The Future of Mobility Grand Challenge aims to make the UK a world leader in the movement of goods, services and people, according to the Department for Transport.
For example, improved sensors, increased computing power and artificial intelligence are leading to increased automation in transport. The government has already said it expects to see fully self-driving cars on UK roads by 2021 and the benefits of automated transport could include increased safety, improved accessibility and better use of urban space.

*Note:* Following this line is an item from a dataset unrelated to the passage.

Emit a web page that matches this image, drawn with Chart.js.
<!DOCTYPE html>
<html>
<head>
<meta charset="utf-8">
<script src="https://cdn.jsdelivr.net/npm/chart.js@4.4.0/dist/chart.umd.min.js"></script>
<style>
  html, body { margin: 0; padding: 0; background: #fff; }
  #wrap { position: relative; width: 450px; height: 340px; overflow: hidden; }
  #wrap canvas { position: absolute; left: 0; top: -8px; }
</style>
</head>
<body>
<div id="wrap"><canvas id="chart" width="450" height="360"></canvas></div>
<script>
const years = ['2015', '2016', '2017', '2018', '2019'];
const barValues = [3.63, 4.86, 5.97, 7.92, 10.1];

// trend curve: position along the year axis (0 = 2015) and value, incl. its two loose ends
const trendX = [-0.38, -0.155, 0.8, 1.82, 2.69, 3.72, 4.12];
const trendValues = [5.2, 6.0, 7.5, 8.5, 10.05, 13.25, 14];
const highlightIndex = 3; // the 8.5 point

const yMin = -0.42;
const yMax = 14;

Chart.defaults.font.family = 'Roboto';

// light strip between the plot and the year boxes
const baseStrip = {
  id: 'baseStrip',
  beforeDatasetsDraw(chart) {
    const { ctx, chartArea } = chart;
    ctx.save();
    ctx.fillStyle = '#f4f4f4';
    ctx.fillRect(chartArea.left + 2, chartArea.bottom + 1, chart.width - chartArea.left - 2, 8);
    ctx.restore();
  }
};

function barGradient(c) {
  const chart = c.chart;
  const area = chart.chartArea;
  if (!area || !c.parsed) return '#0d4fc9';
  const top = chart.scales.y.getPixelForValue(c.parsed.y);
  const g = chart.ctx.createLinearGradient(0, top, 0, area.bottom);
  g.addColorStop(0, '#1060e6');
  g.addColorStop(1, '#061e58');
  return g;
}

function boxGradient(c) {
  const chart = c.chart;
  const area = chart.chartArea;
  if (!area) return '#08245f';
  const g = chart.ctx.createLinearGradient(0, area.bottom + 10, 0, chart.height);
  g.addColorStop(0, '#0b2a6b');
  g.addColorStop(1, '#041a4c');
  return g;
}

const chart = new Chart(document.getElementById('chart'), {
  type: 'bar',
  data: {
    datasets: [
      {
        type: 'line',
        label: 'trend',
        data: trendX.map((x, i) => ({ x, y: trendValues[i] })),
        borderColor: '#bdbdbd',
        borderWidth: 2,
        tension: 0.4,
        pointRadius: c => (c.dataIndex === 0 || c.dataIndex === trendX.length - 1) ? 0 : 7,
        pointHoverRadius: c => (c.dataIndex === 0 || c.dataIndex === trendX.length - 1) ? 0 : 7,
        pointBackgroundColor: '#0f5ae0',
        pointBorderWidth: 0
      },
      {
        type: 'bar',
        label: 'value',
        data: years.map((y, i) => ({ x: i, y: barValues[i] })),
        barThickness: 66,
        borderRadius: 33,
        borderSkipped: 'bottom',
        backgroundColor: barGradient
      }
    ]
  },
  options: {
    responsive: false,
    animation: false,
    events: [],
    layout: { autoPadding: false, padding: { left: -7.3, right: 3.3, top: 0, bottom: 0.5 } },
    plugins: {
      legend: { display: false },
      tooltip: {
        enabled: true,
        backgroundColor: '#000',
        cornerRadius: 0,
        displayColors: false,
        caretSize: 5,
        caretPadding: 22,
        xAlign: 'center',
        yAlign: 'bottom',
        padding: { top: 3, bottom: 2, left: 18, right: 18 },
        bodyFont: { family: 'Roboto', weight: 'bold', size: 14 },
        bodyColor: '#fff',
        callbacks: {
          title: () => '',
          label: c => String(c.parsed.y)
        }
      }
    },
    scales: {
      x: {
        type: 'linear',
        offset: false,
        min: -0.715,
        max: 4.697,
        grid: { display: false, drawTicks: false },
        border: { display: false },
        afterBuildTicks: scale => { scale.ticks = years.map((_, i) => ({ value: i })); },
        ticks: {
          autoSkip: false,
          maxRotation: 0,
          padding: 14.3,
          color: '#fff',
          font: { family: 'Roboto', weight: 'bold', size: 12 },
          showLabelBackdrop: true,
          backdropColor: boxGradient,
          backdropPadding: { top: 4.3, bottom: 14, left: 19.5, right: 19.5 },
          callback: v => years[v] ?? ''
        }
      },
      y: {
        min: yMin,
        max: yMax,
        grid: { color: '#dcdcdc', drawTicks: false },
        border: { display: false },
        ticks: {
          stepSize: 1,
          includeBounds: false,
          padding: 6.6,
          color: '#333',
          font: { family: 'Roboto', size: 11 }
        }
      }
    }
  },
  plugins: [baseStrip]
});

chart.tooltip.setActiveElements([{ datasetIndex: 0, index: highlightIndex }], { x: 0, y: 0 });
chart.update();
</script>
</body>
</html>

As part of the Future of Mobility Grand Challenge, the government has confirmed £12.1m of funding for six simulation and modelling projects for connected and autonomous vehicles (CAVs). They are:
- OmniCAV – A testing certification tool that can be used by accreditation bodies, insurers and manufacturers to accelerate the development of CAVs
- COSMOS – A simulation project to reduce sensor interference in traffic and improve safety
- VeriCAV – A simulation test system with automated generation of scenarios and realistic virtual actors
- D-RISK – A novel scenario generator incorporating edge case scenarios to virtually validate a CAV’s decision making and qualify risk
- Simulation of Complex Off-Road Environments — Developing off-road simulation environments, aiming to reduce the cost of deploying autonomous vehicles on farms
- Sim4SafeCAV – Using simulation to demonstrate safety for SAE level 4 autonomous vehicles
“A transport revolution in the way people and goods move around will see more changes in the next 10 years than the previous 100,” said Ian Robertson, Future of Mobility Business Champion.